I was quite anxious to travel to Mexico for my brother’s 50th at a time that Anton was nearing the end. I discussed this dilemma with him and Anton’s usual sober logic came through clearly when he told me not to be an idiot, that he was at peace and ready to go, that we had shared all the adventures and good times that we could possibly have hoped for and that it was far more important for me to spend time with my brother and the rest of my family, with whom I will continue on life’s journey.

He also said that him dying was no big deal, that he had all the care and love he needed until he moved on to the happy hunting grounds in the heavens, that we are all heading in that direction and that a person who lives life as if he or she is immortal is a complete “doos” in his view. Which was even more reason why, despite his terminal illness, he wanted me to spend as much time as possible with my family.

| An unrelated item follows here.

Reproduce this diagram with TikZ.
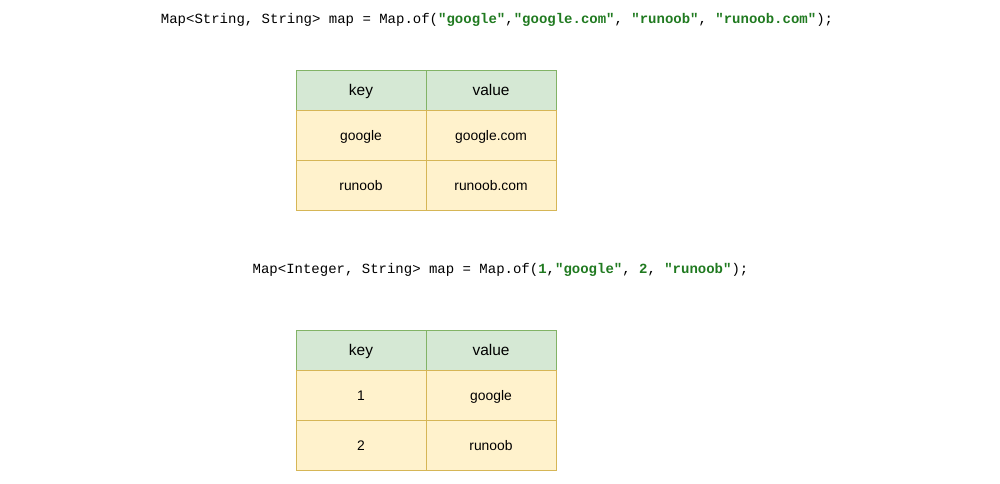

And for me that was and remains the brilliance of Anton the man. His almost dispassionate ability to see things clearly for what they really are, made him at times unplayable, but a very valuable and steadfast ally to those he loved and to all his friends in need.

I finished this tribute and reflections in the courtyard garden of Frida Kahlo’s “Blue House” in Mexico City. The interior garden of the house of this famous Mexican artist would have pleased Anton. It is simple, beautiful, tranquil and peaceful. The way I believe this life ended for Anton.

Go well, my soulmate, until we meet again. And thank you for always leading the way with clarity when it really mattered, such as now. I will love you in this life and whatever comes next.